FYI.

This story is over 5 years old.

Stuff

Des livres flingués à lire en portant un masque

Nous y sommes ; cette inévitable période de l’année où la télévision nous assomme de films sur le thème d’Halloween – et par conséquent la période où je ne cesse de me demander à quel moment il est devenu si difficile d’écrire un bonne histoire d...

Photo : Jonnie Craig

Nous y sommes ; cette inévitable période de l’année où la télévision nous assomme de films sur le thème d’Halloween – et par conséquent la période où je ne cesse de me demander à quel moment il est devenu si difficile d’écrire un bonne histoire d’épouvante. Tout ce qui se vend en ce moment traite de comment il est facile de hacker un ordinateur ou s’inspire de mythes ancestraux vus et revus. C’est sympa, cool, distrayant et tout le tintouin, mais merde, j’aimerais bien flipper pour de vrai un jour. Si les gens commençaient par balancer tous leurs livres de Stephen King par la fenêtre et se mettaient à lire de vrais bons romans flingués, ce serait déjà un bon début. Voici ma liste toute personnelle de livres incontournables, ceux qui foutent vraiment, vraiment la trouille.

Publicité

The Marbled Swarm de Dennis Cooper

Seul Dennis Cooper est capable de faire d’un truc glauque et tordu un truc plaisant. Cannibalisme, corps qui prennent leur pied en se faisant réduire en en bouillie, maisons reliées par des passages secrets douteux et enlèvements d’enfants sont au rendez-vous ; à quoi s’ajoute une narration similaire à celle de Burgess dans Orange mécanique, mais sans le côté « Soignez-Moi. » Peu de gens sont capables de pondre des fictions aussi angoissantes que celles de Dennis Cooper à l’heure actuelle. Sapez vous comme l’un de ses personnages pour Halloween, et disparaissez.
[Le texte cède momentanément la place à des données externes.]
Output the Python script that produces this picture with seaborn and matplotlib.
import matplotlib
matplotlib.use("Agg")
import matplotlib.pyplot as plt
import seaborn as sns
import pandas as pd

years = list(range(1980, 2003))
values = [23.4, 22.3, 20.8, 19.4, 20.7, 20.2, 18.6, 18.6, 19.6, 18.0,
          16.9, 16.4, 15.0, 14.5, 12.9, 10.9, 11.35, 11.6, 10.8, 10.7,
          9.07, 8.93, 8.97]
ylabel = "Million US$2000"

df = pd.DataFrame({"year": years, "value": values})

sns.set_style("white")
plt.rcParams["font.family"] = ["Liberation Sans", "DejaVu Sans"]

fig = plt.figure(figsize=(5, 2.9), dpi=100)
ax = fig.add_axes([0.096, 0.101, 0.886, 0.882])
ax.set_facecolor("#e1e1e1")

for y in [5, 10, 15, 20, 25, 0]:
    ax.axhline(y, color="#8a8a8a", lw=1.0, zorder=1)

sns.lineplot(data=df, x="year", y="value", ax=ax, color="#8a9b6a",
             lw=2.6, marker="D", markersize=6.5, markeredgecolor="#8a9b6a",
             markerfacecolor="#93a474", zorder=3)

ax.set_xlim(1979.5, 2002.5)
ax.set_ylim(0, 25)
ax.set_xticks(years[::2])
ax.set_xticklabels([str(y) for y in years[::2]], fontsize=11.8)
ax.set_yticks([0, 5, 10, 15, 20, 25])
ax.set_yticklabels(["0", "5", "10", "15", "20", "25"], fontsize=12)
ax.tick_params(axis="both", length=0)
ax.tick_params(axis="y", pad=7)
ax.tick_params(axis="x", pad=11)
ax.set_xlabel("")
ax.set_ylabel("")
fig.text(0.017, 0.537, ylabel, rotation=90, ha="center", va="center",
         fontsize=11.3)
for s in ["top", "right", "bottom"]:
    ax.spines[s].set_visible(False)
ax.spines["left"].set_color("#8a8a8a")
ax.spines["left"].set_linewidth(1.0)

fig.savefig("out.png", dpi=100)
The Orange Eats Creeps de Grace Krilanovich

Si j’avais suffisamment de thunes, j’achèterais une tonne de son livre et je fourrerais un exemplaire dans le lit de tous les mioches qui ont l’âge d’être fan de Twilight. Il est question de vampires, mais Robert Pattinson est remplacé par des mecs aux allures de G.G. Allin qui puent autant que BOB dans Twin Peaks. On y rencontre des punks à chien, des flics timbrés, des cassettes VHS morbides, des trips à la kétamine, le tout desservi par des phrases du genre : « Àchaque fois que j’inspire ma peau devient poussière, mon corps rétrécit dès que je respire. »
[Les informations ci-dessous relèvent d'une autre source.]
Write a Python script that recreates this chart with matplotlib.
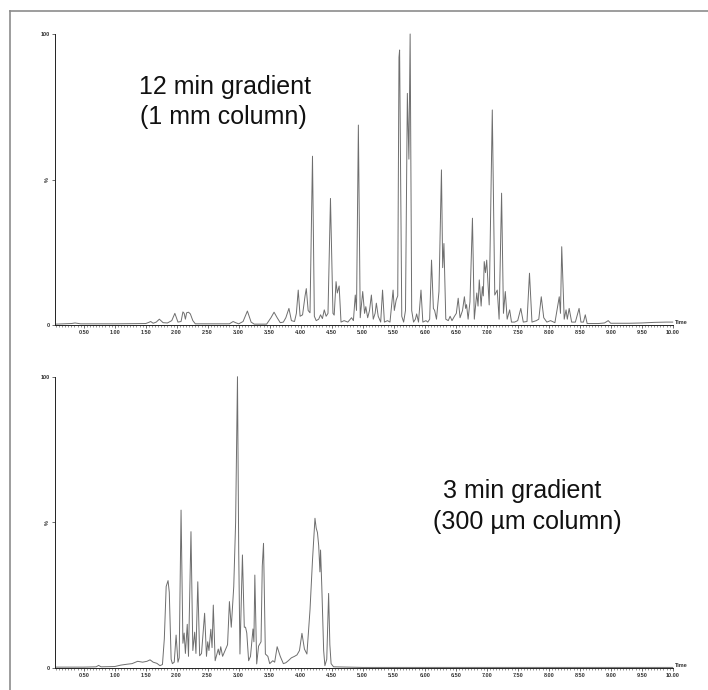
import numpy as np
import matplotlib
matplotlib.use("Agg")
import matplotlib.pyplot as plt
from matplotlib.lines import Line2D
from matplotlib.ticker import MultipleLocator

plt.rcParams['font.family'] = ['Liberation Sans', 'DejaVu Sans']

# 12 min gradient (1 mm column): retention time (min) and relative intensity (%)
top_time = [0.05, 0.30, 0.36, 0.45, 1.00, 1.50, 1.55, 1.58, 1.62, 1.67, 1.72, 1.78, 1.85, 1.92, 1.97,
            2.02, 2.07, 2.10, 2.12, 2.14, 2.16, 2.19, 2.22, 2.26, 2.30, 2.85, 2.91, 2.95, 3.00, 3.07,
            3.14, 3.20, 3.25, 3.45, 3.52, 3.57, 3.62, 3.67, 3.72, 3.76, 3.81, 3.85, 3.90, 3.93, 3.96,
            3.99, 4.03, 4.07, 4.09, 4.12, 4.15, 4.19, 4.22, 4.25, 4.29, 4.32, 4.35, 4.38, 4.41, 4.44,
            4.48, 4.52, 4.54, 4.57, 4.59, 4.62, 4.65, 4.70, 4.76, 4.82, 4.85, 4.88, 4.90, 4.93, 4.96,
            5.00, 5.03, 5.05, 5.08, 5.11, 5.14, 5.17, 5.20, 5.22, 5.25, 5.29, 5.32, 5.35, 5.40, 5.44,
            5.49, 5.51, 5.54, 5.565, 5.585, 5.595, 5.63, 5.66, 5.69, 5.72, 5.745, 5.765, 5.79, 5.82,
            5.85, 5.87, 5.90, 5.94, 5.97, 6.02, 6.05, 6.08, 6.11, 6.14, 6.16, 6.19, 6.23, 6.27, 6.29,
            6.31, 6.34, 6.38, 6.41, 6.44, 6.48, 6.51, 6.54, 6.57, 6.61, 6.64, 6.66, 6.675, 6.70, 6.73,
            6.77, 6.80, 6.84, 6.86, 6.88, 6.91, 6.93, 6.945, 6.96, 6.98, 7.00, 7.04, 7.09, 7.13, 7.17,
            7.20, 7.24, 7.27, 7.30, 7.33, 7.37, 7.40, 7.45, 7.50, 7.55, 7.59, 7.65, 7.69, 7.73, 7.80,
            7.84, 7.88, 7.92, 7.97, 8.03, 8.10, 8.17, 8.19, 8.21, 8.25, 8.28, 8.30, 8.33, 8.37, 8.43,
            8.49, 8.52, 8.56, 8.59, 8.62, 8.80, 8.90, 8.96, 9.00, 9.30, 9.50, 9.70, 9.90, 10.00]
top_int = [0.3, 0.5, 0.7, 0.4, 0.4, 0.5, 0.9, 1.2, 0.6, 1.0, 2.0, 0.8, 0.7, 1.5, 4.0,
           1.0, 1.2, 4.5, 4.0, 2.0, 4.2, 4.4, 3.8, 1.5, 0.4, 0.4, 1.2, 0.8, 0.4, 1.2,
           4.8, 1.0, 0.3, 0.3, 2.5, 4.4, 2.5, 0.8, 1.0, 2.5, 5.7, 1.5, 1.2, 4.0, 12.0,
           3.0, 3.5, 10.0, 12.5, 5.0, 4.2, 58.0, 3.0, 1.5, 2.0, 3.5, 2.2, 5.2, 3.0, 4.0,
           43.5, 4.0, 3.4, 14.9, 11.0, 13.4, 1.0, 1.5, 1.0, 2.5, 1.5, 10.3, 5.0, 68.7, 2.5,
           11.5, 4.0, 6.3, 2.5, 5.0, 10.3, 2.0, 4.0, 7.5, 3.0, 1.0, 12.0, 1.0, 1.5, 1.0,
           12.0, 5.0, 8.6, 10.0, 92.0, 94.5, 3.0, 1.0, 5.0, 79.6, 57.0, 100.0, 5.0, 1.0,
           2.0, 3.8, 1.0, 12.0, 1.0, 1.5, 1.0, 2.0, 22.3, 5.7, 5.0, 2.0, 11.5, 53.3, 19.7,
           28.0, 2.0, 1.5, 3.0, 1.5, 3.0, 4.0, 9.2, 2.5, 5.0, 9.7, 5.7, 7.0, 2.0, 8.0,
           36.7, 2.0, 11.0, 6.5, 15.5, 6.5, 13.2, 10.0, 21.8, 18.0, 22.3, 6.9, 73.9, 10.3, 12.0,
           2.0, 45.3, 4.0, 11.5, 2.0, 5.2, 1.0, 1.0, 1.5, 5.7, 1.0, 1.2, 17.8, 1.0, 1.5,
           2.0, 9.7, 2.5, 1.0, 1.5, 0.8, 9.7, 4.0, 26.9, 2.0, 5.2, 2.0, 5.7, 1.0, 1.0,
           5.7, 1.0, 1.0, 3.5, 0.5, 0.5, 0.7, 1.5, 0.6, 0.6, 0.7, 0.9, 1.0, 1.0]

# 3 min gradient (300 um column)
bot_time = [0.05, 0.50, 0.70, 0.74, 0.78, 1.00, 1.10, 1.20, 1.28, 1.37, 1.45, 1.52, 1.57, 1.62, 1.68,
            1.73, 1.77, 1.80, 1.83, 1.86, 1.88, 1.91, 1.93, 1.96, 1.99, 2.02, 2.04, 2.07, 2.10, 2.12,
            2.14, 2.17, 2.19, 2.23, 2.26, 2.29, 2.31, 2.34, 2.37, 2.40, 2.45, 2.48, 2.50, 2.52, 2.55,
            2.57, 2.59, 2.62, 2.67, 2.69, 2.71, 2.74, 2.78, 2.82, 2.85, 2.88, 2.92, 2.95, 2.98, 3.00,
            3.02, 3.06, 3.09, 3.11, 3.13, 3.16, 3.19, 3.23, 3.245, 3.26, 3.29, 3.32, 3.36, 3.38, 3.40,
            3.43, 3.47, 3.50, 3.55, 3.58, 3.62, 3.67, 3.72, 3.76, 3.80, 3.85, 3.90, 3.94, 3.98, 4.02,
            4.06, 4.10, 4.15, 4.19, 4.23, 4.25, 4.27, 4.29, 4.31, 4.32, 4.34, 4.37, 4.39, 4.42, 4.45,
            4.47, 4.49, 4.53, 5.00, 10.00]
bot_int = [0.3, 0.3, 0.4, 0.9, 0.4, 0.5, 1.0, 1.3, 1.5, 2.3, 2.0, 2.3, 2.8, 2.0, 1.6,
           0.8, 1.2, 10.0, 28.0, 30.0, 26.0, 3.0, 1.5, 2.0, 11.3, 2.0, 3.5, 54.2, 8.5, 12.0,
           5.0, 15.0, 4.0, 46.8, 6.0, 12.3, 5.0, 29.6, 4.2, 5.0, 18.8, 4.0, 9.0, 6.0, 13.3,
           7.0, 21.6, 2.5, 6.5, 4.5, 7.3, 4.0, 6.0, 8.0, 22.8, 14.0, 28.0, 50.0, 100.0, 40.0,
           4.8, 38.8, 14.0, 14.0, 12.0, 2.5, 4.0, 13.4, 9.0, 31.9, 1.4, 7.5, 9.0, 35.0, 42.8,
           4.8, 4.0, 1.5, 2.5, 2.0, 7.3, 4.0, 1.5, 1.8, 2.5, 3.5, 4.0, 4.5, 6.0, 11.9,
           6.5, 4.8, 20.0, 37.0, 51.4, 48.0, 46.5, 42.0, 33.0, 40.5, 28.0, 6.0, 0.8, 3.0, 25.6,
           8.0, 1.5, 0.4, 0.2, 0.2]

x_ticks = [0.5, 1.0, 1.5, 2.0, 2.5, 3.0, 3.5, 4.0, 4.5, 5.0, 5.5, 6.0, 6.5, 7.0, 7.5, 8.0, 8.5, 9.0, 9.5, 10.0]
y_ticks = [0, 50, 100]
y_labels = ['0', '%', '100']

W, H = 708, 690
fig = plt.figure(figsize=(W / 100, H / 100), dpi=100)


def px(x, y):
    return x / W, 1 - y / H


def chrom(ax, t, v):
    ax.plot(t, v, color='#6e6e6e', lw=0.7, clip_on=False)
    ax.set_xlim(0.04, 10.0)
    ax.set_ylim(0, 100)
    for s in ['top', 'right']:
        ax.spines[s].set_visible(False)
    for s in ['left', 'bottom']:
        ax.spines[s].set_linewidth(0.7)
        ax.spines[s].set_color('#222222')
    ax.set_xticks(x_ticks)
    ax.set_xticklabels(['%.2f' % x for x in x_ticks], fontweight='bold')
    ax.xaxis.set_minor_locator(MultipleLocator(0.05))
    ax.tick_params(axis='x', which='major', length=2.2, width=0.5, pad=1.2, labelsize=4,
                   colors='#333333')
    ax.tick_params(axis='x', which='minor', length=1.1, width=0.4, colors='#444444')
    ax.set_yticks(y_ticks)
    ax.set_yticklabels(y_labels, fontweight='bold')
    ax.tick_params(axis='y', length=2.5, width=0.5, pad=1, labelsize=4, colors='#333333')
    ax.get_yticklabels()[1].set_rotation(90)
    ax.get_yticklabels()[1].set_va('center')
    ax.text(1.003, 0.008, 'Time', transform=ax.transAxes, fontsize=4, color='#333333',
            fontweight='bold', ha='left', va='center')


left, width = 55.2 / W, (672.7 - 55.2) / W
ax1 = fig.add_axes([left, (H - 325) / H, width, (325 - 34) / H])
chrom(ax1, top_time, top_int)
ax2 = fig.add_axes([left, (H - 668) / H, width, (668 - 376.7) / H])
chrom(ax2, bot_time, bot_int)

# labels
fig.text(*px(225, 94), '12 min gradient', ha='center', va='baseline', fontsize=18, color='#111111')
fig.text(*px(223, 124), '(1 mm column)', ha='center', va='baseline', fontsize=18, color='#111111')
fig.text(*px(522, 498), '3 min gradient', ha='center', va='baseline', fontsize=18, color='#111111')
fig.text(*px(527, 529), '(300 µm column)', ha='center', va='baseline', fontsize=18, color='#111111')

# outer frame
fig.add_artist(Line2D([10 / W, 10 / W], [0, 1 - 11 / H], transform=fig.transFigure,
                      color='#8c8c8c', lw=1.2))
fig.add_artist(Line2D([10 / W, 1], [1 - 11 / H, 1 - 11 / H], transform=fig.transFigure,
                      color='#8c8c8c', lw=1.2))

fig.savefig('out.png', dpi=100)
La Jalousie d’Alain Robbe-Grillet

La Jalousie est aussi creepy que l’oncle muet que votre mère vous interdit de voir seul. Le point de vue est extérieur, le narrateur ne participe pas à l’histoire – il se trouve juste que sa femme passe beaucoup trop de temps loin de lui, avec un autre homme – et c’est ce qui est le plus sinistre ; la manière dont l’histoire est racontée, plutôt que l’histoire en elle-même. Tout comme Hitchcock sous sédatif, aussi dingue que les couleurs des films de Tarkovski, ce livre tape sévèrement sur le ciboulot.

Publicité

Maximum Gaga de Lara Glenum

Un tas de poèmes enchaînés les uns aux autres, aussi grossiers que les dessins animés japonais que vous n’aviez pas le droit de regarder quand vous étiez petit. Il y a des personnages qui s'appellent Minky Momo et Traumadome, et tout semble en permanence soit sur le point d'exploser, soit sur le point de s’envoyer en l’air avec soi-même.Je pense que Mussolini se aurait pu se branler sur ce livre, en marmonnant : « Bordel incroyable/grosses putes bien baisées/lèche-culs du Normopathe/s'écrase dans le canyon de jambon. »

Mopus d’Oisín Curran

L’un des livres les plus injustement négligés de ces dix dernières années, sur un type nommé Bluebottle qui cherche son chien blanc 24 heures durant, sur un terrain cauchemardesque plein de fantômes et d'air déformé.C’est moins terrifiant que hanté, en fait, et surtout, ça remet en question toutes les théories que vous aviez sur la manière dont une histoire peut être relatée. Ce bouquin fait des trucs avec le sens que vous n’auriez jamais crus possibles, ce qui a pu inciter les gens à établir des comparaisons avec Joyce et Beckett. Mais sérieux, c’est le genre de machine à fiction implacable que vous devriez lire. La toute première phrase est : « Tout commence dans le noir, avec les cliquetis des feuilles et deux oiseaux qui parlent, des fleurs invisibles éclosent. »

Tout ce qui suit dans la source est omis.